Exploring Poltergeist’s Best Non-Scare Scene In which Spielberg shows us how it's done

Even though Poltergeist is my favorite horror movie, I never bothered to sit down and watch the sequels, or the remake, having seen enough bits of each to determine that they weren’t worth the hit on my psyche. Until last night…

I finally watched Poltergeist 2: The Other Side. It’s… something. On paper it had the goods to potentially work – the entire principle cast returned (minus older sister Dana, whose actress was tragically murdered, not acknowledged in this film), and the plot continued directly from the first film while adding a bit of lore to the haunting. But it was missing two HUGE factors – Mssr’s Spielberg and Hooper. As a result, the dialogue is less natural, the scares are more corny, and the special effects are noticeably worse than the first movie in spite of H.R. Giger being brought in to design monsters. In fact the only scare that really works is the infamous tequila worm scene.

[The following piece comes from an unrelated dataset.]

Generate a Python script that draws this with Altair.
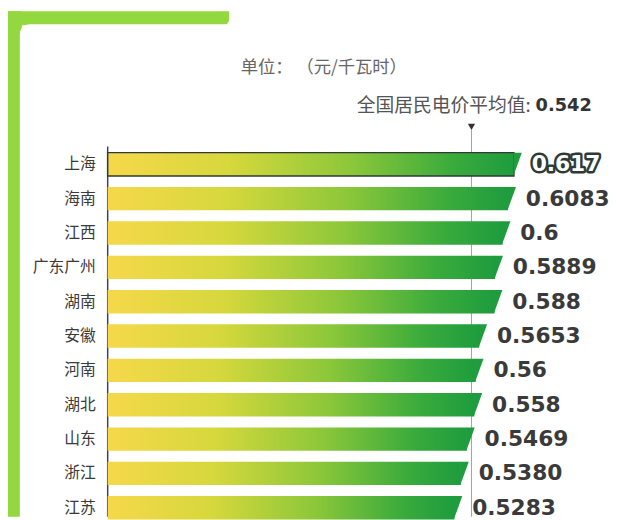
import altair as alt
import pandas as pd

# ---------------- data ----------------
provinces = ["上海", "海南", "江西", "广东广州", "湖南", "安徽", "河南", "湖北", "山东", "浙江", "江苏"]
values = [0.617, 0.6083, 0.6, 0.5889, 0.588, 0.5653, 0.56, 0.558, 0.5469, 0.5380, 0.5283]
value_labels = ["0.617", "0.6083", "0.6", "0.5889", "0.588", "0.5653", "0.56", "0.558", "0.5469", "0.5380", "0.5283"]
highlight = "上海"
national_avg = [0.542]
avg_text = ["全国居民电价平均值:"]
avg_value_text = ["0.542"]
unit_text = ["单位：  （元/千瓦时）"]

df = pd.DataFrame({"province": provinces, "value": values, "label": value_labels})
df["start"] = 0.0
avg_df = pd.DataFrame({"avg": national_avg, "t1": avg_text, "t2": avg_value_text})
zero_df = pd.DataFrame({"zero": [0.0]})
unit_df = pd.DataFrame({"t": unit_text})
one = pd.DataFrame({"a": [0]})

# ---------------- layout ----------------
W, H = 616, 512
PX_PER_UNIT = 680
X0 = 101
x_scale = alt.Scale(domain=[0, 0.75], range=[X0, X0 + 0.75 * PX_PER_UNIT])
STEP = 34.8
PI = 0.32
Y_TOP = 137.6
y_scale = alt.Scale(domain=provinces, range=[Y_TOP, Y_TOP + STEP * len(provinces)],
                    paddingInner=PI, paddingOuter=PI / 2, round=False)
BAR_H = STEP * (1 - PI)
SLANT = 8
tri_size = (BAR_H / 3) ** 2
unit = BAR_H / 6
sl = SLANT / unit + 0.15
tri_path = f"M{-sl:.3f},-3 L0,-3 L{-sl:.3f},3 Z"

GREEN_BG = "#93d83e"
END_GREEN = "#1e9c3e"
gradient = alt.Gradient(
    gradient="linear",
    stops=[
        alt.GradientStop(color="#f6d84a", offset=0),
        alt.GradientStop(color="#d6d83c", offset=0.3),
        alt.GradientStop(color="#8cc73a", offset=0.6),
        alt.GradientStop(color="#3aab3c", offset=0.85),
        alt.GradientStop(color=END_GREEN, offset=1),
    ],
    x1=0, x2=1, y1=0, y2=0,
)

X = lambda f: alt.X(f, type="quantitative", scale=x_scale, axis=None)
Y = alt.Y("province:N", scale=y_scale, axis=None, sort=provinces)

# ---------------- decoration ----------------
bg_left = alt.Chart(one).mark_rect(color=GREEN_BG).encode(
    x=alt.value(0), x2=alt.value(14), y=alt.value(0), y2=alt.value(H))
bg_top = alt.Chart(one).mark_rect(color=GREEN_BG, cornerRadiusBottomRight=6).encode(
    x=alt.value(0), x2=alt.value(224), y=alt.value(0), y2=alt.value(14))
card = alt.Chart(one).mark_rect(color="white", cornerRadius=10).encode(
    x=alt.value(12), x2=alt.value(680), y=alt.value(13), y2=alt.value(600))

# ---------------- chart ----------------
avg_rule = alt.Chart(avg_df).mark_rule(color="#a0a0a0", strokeWidth=1).encode(
    x=X("avg"), y=alt.value(120), y2=alt.value(H))
axis_rule = alt.Chart(zero_df).mark_rule(color="#444444", strokeWidth=1.5).encode(
    x=X("zero"), y=alt.value(137), y2=alt.value(H))

bars = alt.Chart(df).mark_bar(color=gradient, x2Offset=-SLANT).encode(
    x=X("start"), x2="value:Q", y=Y)
hl_border = alt.Chart(df).transform_filter(alt.datum.province == highlight).mark_bar(
    fillOpacity=0, stroke="#2e3a33", strokeWidth=1.5, x2Offset=-SLANT).encode(
    x=X("start"), x2="value:Q", y=Y)
tris = alt.Chart(df).mark_point(shape=tri_path, size=tri_size, filled=True, color=END_GREEN,
                                opacity=1, strokeWidth=0).encode(x=X("value"), y=Y)

num_font = dict(font="DejaVu Sans", fontWeight="bold", fontSize=22, align="left", baseline="middle", dx=10)
val_labels = alt.Chart(df).transform_filter(alt.datum.province != highlight).mark_text(
    color="#3a3a3a", **num_font).encode(x=X("value"), y=Y, text="label:N")
hl_outline = alt.Chart(df).transform_filter(alt.datum.province == highlight).mark_text(
    color="#2c3b38", stroke="#2c3b38", strokeWidth=5, strokeJoin="round", **num_font).encode(
    x=X("value"), y=Y, text="label:N")
hl_label = alt.Chart(df).transform_filter(alt.datum.province == highlight).mark_text(
    color="white", **num_font).encode(x=X("value"), y=Y, text="label:N")

cat_labels = alt.Chart(df).mark_text(align="right", baseline="middle", dx=-12,
                                     font="Noto Sans CJK SC", fontSize=16, color="#3a3a3a").encode(
    x=X("start"), y=Y, text="province:N")

avg_marker = alt.Chart(avg_df).mark_point(shape="triangle-down", filled=True, size=55,
                                          color="#333333", opacity=1).encode(
    x=X("avg"), y=alt.value(117))
avg_t1 = alt.Chart(avg_df).mark_text(align="right", baseline="middle", dx=60,
                                     font="Noto Sans CJK SC", fontSize=19, color="#555555").encode(
    x=X("avg"), y=alt.value(96), text="t1:N")
avg_t2 = alt.Chart(avg_df).mark_text(align="left", baseline="middle", dx=65,
                                     font="DejaVu Sans", fontWeight="bold", fontSize=18,
                                     color="#333333").encode(
    x=X("avg"), y=alt.value(96), text="t2:N")
unit_lbl = alt.Chart(unit_df).mark_text(align="center", baseline="middle",
                                        font="Noto Sans CJK SC", fontSize=17.5, color="#666666").encode(
    x=alt.value(320), y=alt.value(57), text="t:N")

chart = alt.layer(
    bg_left, bg_top, card, avg_rule, axis_rule, bars, hl_border, tris,
    val_labels, hl_outline, hl_label, cat_labels, avg_marker, avg_t1, avg_t2, unit_lbl,
).properties(
    width=W, height=H, autosize=alt.AutoSizeParams(type="none"), padding=0, background="white"
).configure_view(strokeWidth=0)

chart.save("out.html", embed_options={"renderer": "svg", "actions": False})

Thinking about where Poltergeist 2 went so horribly, horribly wrong brought me around to thinking about what Steven Spielberg brought to the first one. Tobe Hooper obviously deserves credit as the official director, but by now it’s pretty well known that he collaborated with Spielberg rather than presiding over him. Both directors have a flair for authenticity, but where Hooper is good at making scenes visceral, Spielberg is good at making then relatable.

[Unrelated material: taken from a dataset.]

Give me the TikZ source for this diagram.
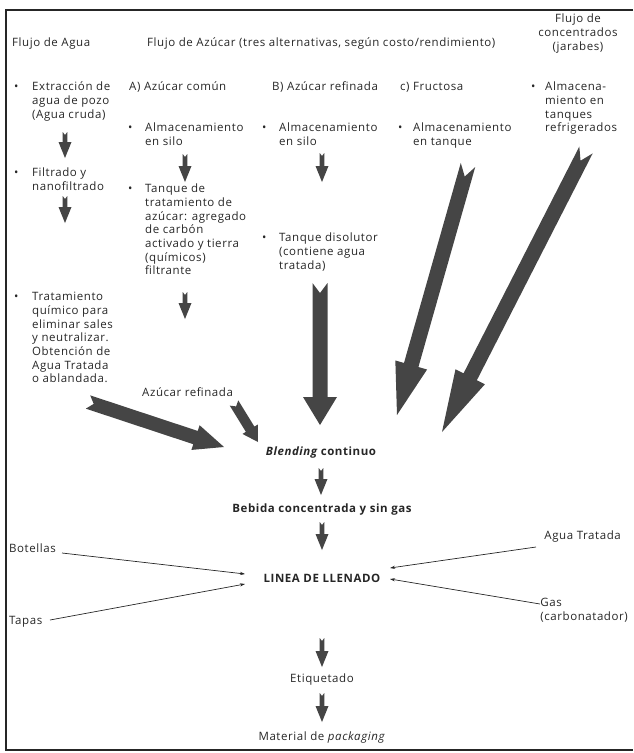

And that brings me around to a scene in Poltergeist that not many people ever really think about it. It’s not even on YouTube for Christ’s sake. It’s a scene early in the film of the Freeling parents (Craig T. Nelson and Jobeth Williams) hanging out in bed chatting and smoking pot. This scene has nothing to add to the plot of the movie, and there’s an oft-cited rule in filmmaking that no scene should ever be included in the final cut of a movie unless it moves the plot forward. And yet, this scene is super important, because it turns these two characters from mere characters into actual people.

On the page, it’s just two parents chit chatting in bed. And you can imagine how a mediocre director might shoot this: With both characters sitting side by side at the head of the bed, perhaps one reading a magazine, and discussing things that might come into play later in the film. But on screen, it’s so much more loose and authentic. Diane is leaning on a pillow at the head of the bed but Steve is lying face down at the foot reading a biography of Ronald Reagan (Craig T. Nelson, a staunch Republican, very well could have brought this book from home). They casually roll a joint and pass it while Diane talks about a sleepwalking incident from her childhood.

The way she talks about it isn’t grave and foreboding. They’re both giggling through the story. And it isn’t something that pays off later in the film, nor is the weed smoking. This kind of thing was certainly going on in suburban master bedrooms in the early 80’s, but it generally wasn’t talked about in pop entertainment unless there was a moral lesson forthcoming. Here, none of the events of this scene are important whatsoever, but the texture of it is monumentally important because it’s one of the few times we get to see the people in this family just being a family and not having to worry about paranormal activity.

There are other similar moments in the first act that accomplish a similar thing, like Carol Anne performing a funeral ceremony for their parakeet and then immediately asking for a goldfish. Or Dana trying to hide talking on the phone with her boyfriend at bedtime. But when this scene comes on I always pay close attention, in spite of its total meaninglessness, not to mention lack of scares. I’d bet good money this was a scene Spielberg directed personally.